Monday, February 15, 2010
1043. Plague Zone
On a recent trip I got to finish, "Plague Zone" by Jeff Carlson. It is the third book in his Post-Apocalyptic, Nano-technology, Plague Year Trilogy. (Duh! - Obviously, though, one wonders, if the trilogy might grow to more books...but that's a story for different paragraph). Almost six months after the last book, a little band of survivors, including Cam Najarro and Ruth Goldman, the Nano-technology researcher have holed-up not far from the US Government's seat of power, high-up in the Rocky Mountains. Even though the human race has achieved a level of immunity and can descent below the 10,000 foot level, not too many people stray too far below that barrier still. Yes, the Chinese live in Los Angeles, and the Russians north of them, but most American and Canadian forces are still centered around the Rocky Mountains. Strength comes from numbers, but numbers can be easily attacked when people are located in one particular "zone".

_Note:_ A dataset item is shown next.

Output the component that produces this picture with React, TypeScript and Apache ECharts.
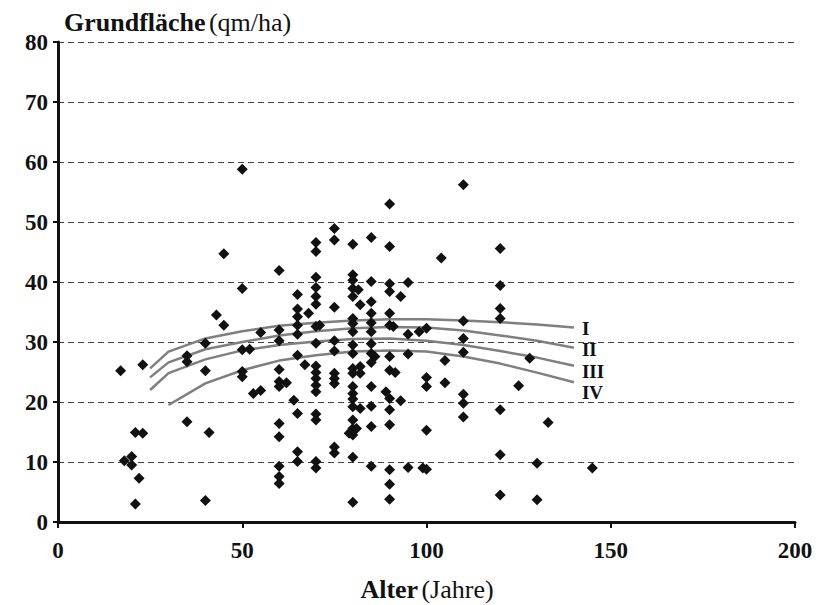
import React, { useEffect, useRef } from "react";
import * as echarts from "echarts";

// Observed stands: [Alter (Jahre), Grundfläche (qm/ha)]
const observations: number[][] = [
  [17, 25.2], [23, 26.2], [21, 14.9], [23, 14.8], [18, 10.2], [20, 10.9], [20, 9.5], [22, 7.3], [21, 3.0],
  [35, 16.7], [40, 3.6], [35, 27.7], [35, 26.7], [40, 29.8], [40, 25.2], [41, 14.9],
  [43, 34.5], [45, 32.8], [45, 44.7],
  [50, 58.8], [50, 38.9], [50, 28.7], [52, 28.8], [50, 25.1], [50, 24.2],
  [53, 21.4], [55, 21.9], [55, 31.6],
  [60, 41.9], [60, 32.0], [60, 30.2], [60, 25.4], [60, 23.4], [62, 23.2], [60, 22.6], [60, 16.4], [60, 14.2], [60, 9.3], [60, 7.6], [60, 6.4],
  [64, 20.3], [65, 18.1], [65, 11.7], [65, 10.1], [65, 27.8], [65, 37.9], [65, 35.5], [65, 34.2], [65, 32.8], [65, 31.3], [68, 34.8], [67, 26.2],
  [70, 46.6], [70, 45.1], [70, 40.8], [70, 39.1], [70, 37.6], [70, 36.3], [70, 32.6], [71, 32.8], [70, 29.8], [70, 26.0], [70, 24.9], [70, 23.9], [70, 22.8], [70, 21.7], [70, 18.0], [70, 17.0], [70, 10.1], [70, 9.0],
  [75, 48.9], [75, 47.0], [75, 35.8], [75, 30.2], [75, 28.5], [75, 24.8], [75, 23.9], [75, 23.1], [75, 12.5], [75, 11.5],
  [80, 46.3], [80, 41.2], [80, 40.3], [80, 38.9], [81.5, 38.7], [80, 37.6], [82, 36.2], [80, 33.9], [80, 33.1], [80, 31.7], [80, 29.5], [80, 28.1], [80, 25.6], [82, 25.9], [80, 24.8], [82, 24.8], [80, 22.6], [80, 21.4], [80, 20.5], [80, 19.2], [82, 18.9], [80, 17.0], [80, 15.6], [81, 15.6], [79, 14.8], [80, 14.5], [80, 10.8], [80, 3.3],
  [85, 47.4], [85, 40.1], [85, 36.7], [85, 34.8], [85, 33.2], [85, 31.7], [85, 29.7], [85, 28.1], [86, 27.6], [85, 26.6], [85, 22.6], [85, 19.3], [85, 15.9], [85, 9.3],
  [90, 53.0], [90, 45.9], [90, 39.7], [90, 38.4], [90, 34.8], [90, 32.8], [91, 32.6], [90, 27.6], [90, 25.3], [91.5, 24.9], [89, 21.7], [90, 20.6], [90, 18.7], [90, 16.2], [90, 8.7], [90, 6.3], [90, 3.8],
  [93, 37.6], [93, 20.2],
  [95, 39.9], [95, 31.3], [95, 28.0], [95, 9.1],
  [98, 31.7], [100, 32.3], [100, 24.1], [100, 22.6], [100, 15.3], [99, 9.0], [100, 8.8],
  [104, 44.0], [105, 26.9], [105, 23.2],
  [110, 56.2], [110, 33.5], [110, 30.6], [110, 28.3], [110, 21.3], [110, 19.8], [110, 17.5],
  [120, 45.6], [120, 39.4], [120, 35.6], [120, 33.9], [120, 18.7], [120, 11.2], [120, 4.5],
  [125, 22.7], [128, 27.3], [130, 9.8], [130, 3.7], [133, 16.6], [145, 9.0],
];

// Yield-class curves (Ertragsklassen I–IV)
const curveAges = [25, 30, 40, 50, 60, 70, 80, 90, 100, 110, 120, 130, 140];
const classI = [25.6, 28.4, 30.6, 31.8, 32.7, 33.2, 33.6, 33.8, 33.8, 33.6, 33.3, 32.9, 32.4];
const classII = [24.1, 26.6, 28.8, 30.0, 31.1, 31.8, 32.3, 32.5, 32.4, 31.9, 31.1, 30.2, 29.05];
const classIII = [22.0, 24.8, 27.1, 28.6, 29.5, 30.1, 30.5, 30.6, 30.2, 29.5, 28.5, 27.4, 26.05];
const classIV = [null, 19.5, 23.1, 25.3, 26.9, 27.8, 28.4, 28.6, 28.4, 27.6, 26.4, 24.9, 23.3];
const classNames = ["I", "II", "III", "IV"];

const xTicks = { min: 0, max: 200, interval: 50 };
const yTicks = { min: 0, max: 80, interval: 10 };

const FONT = "'Liberation Serif', 'Times New Roman', serif";

export default function App() {
  const ref = useRef<HTMLDivElement>(null);

  useEffect(() => {
    if (!ref.current) return;
    const chart = echarts.init(ref.current, null, { renderer: "svg" });
    const curves = [classI, classII, classIII, classIV];
    const labelOffsets = [0.5, 2, 5.5, 10.5];

    const lineSeries = curves.map((vals, i) => ({
      type: "line",
      name: classNames[i],
      data: curveAges
        .map((a, j) => (vals[j] == null ? null : [a, vals[j]]))
        .filter((p) => p !== null),
      showSymbol: false,
      symbol: "none",
      smooth: false,
      lineStyle: { color: "#7f7f7f", width: 2.5 },
      z: 3,
      endLabel: {
        show: true,
        formatter: classNames[i],
        distance: 8,
        offset: [0, labelOffsets[i]],
        fontFamily: FONT,
        fontWeight: "bold",
        fontSize: 19,
        lineHeight: 19,
        color: "#111",
      },
    }));

    const titleRich = {
      b: { fontFamily: FONT, fontWeight: "bold", fontSize: 26, fill: "#111" },
      n: { fontFamily: FONT, fontSize: 26, fill: "#111" },
    };

    chart.setOption({
      animation: false,
      backgroundColor: "#fff",
      grid: { left: 58, right: 25, top: 42, bottom: 83, containLabel: false },
      xAxis: {
        type: "value",
        min: xTicks.min,
        max: xTicks.max,
        interval: xTicks.interval,
        axisLine: { show: true, onZero: false, lineStyle: { color: "#111", width: 3 } },
        axisTick: { show: true, inside: false, length: 6, lineStyle: { color: "#111", width: 2 } },
        splitLine: { show: false },
        axisLabel: {
          fontFamily: FONT,
          fontWeight: "bold",
          fontSize: 23,
          color: "#111",
          margin: 17,
        },
      },
      yAxis: {
        type: "value",
        min: yTicks.min,
        max: yTicks.max,
        interval: yTicks.interval,
        axisLine: { show: true, onZero: false, lineStyle: { color: "#111", width: 3 } },
        axisTick: { show: true, inside: false, length: 5, lineStyle: { color: "#111", width: 2 } },
        splitLine: { show: true, lineStyle: { color: "#444", width: 1, type: [6, 4] } },
        axisLabel: {
          fontFamily: FONT,
          fontWeight: "bold",
          fontSize: 23,
          color: "#111",
          margin: 10,
        },
      },
      graphic: [
        {
          type: "text",
          x: 64,
          y: 22,
          style: {
            text: "{b|Grundfläche} {n|(qm/ha)}",
            verticalAlign: "middle",
            align: "left",
            rich: titleRich,
          },
        },
        {
          type: "text",
          x: 427,
          y: 589,
          style: {
            text: "{b|Alter} {n|(Jahre)}",
            verticalAlign: "middle",
            align: "center",
            rich: titleRich,
          },
        },
      ],
      series: [
        {
          type: "scatter",
          data: observations,
          symbol: "diamond",
          symbolSize: 11,
          itemStyle: { color: "#111", opacity: 1 },
          z: 4,
        },
        ...lineSeries,
      ],
    });
    return () => chart.dispose();
  }, []);

  return (
    <div
      ref={ref}
      style={{ position: "fixed", left: 0, top: 0, width: 820, height: 605, background: "#fff" }}
    />
  );
}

A new "nano" attacks the World, not just the Americans, but everyone. There are few survivors. Among them, Cam and Ruth who try to unlock its secret. The journey in this third book is to figure out where the attack came from, why and who create the new "nano". I don't know, why the author stopped calling the nano-technology "snowflakes" like he did in the other books... that was a bit jarring. Still, the reveal as to who the "nano's" creator was is quite a bit stunning, and an important part of the plot. The other part that advances the story spectacularly are the people who survive the attack and respond to it this time. I have always been kind of confused as to Ruth's motivations. I am starting to believe that the reason has more to do with Jeff Carlson's writing and something about the way he writes her character and that I am not picking this up, and nothing more.
For the problems and reviews of the first two books go here:
There is a lot more exposition and discussion of the Geopolitical situation as well as the effects of the "nano" on the whole world. It's as if, in the first two books, Jeff Carlson was testing his feet in the water... now he has finally jumped in head first.
I enjoyed the third book in this series, even if the conclusion was a bit uneven, even if I get the feeling that there might be another book. I just wish that Ruth Goldman (and by extension the author) had arrived at some different conclusions and a different course of action. The future of what remains of the human race depends on her, and even after this, I expect greatness, or at least that what Classic Science Fiction of the Golden Age always led me to believe.
All in all, a worthy effort. 4 stars out of 5. The last one for effort.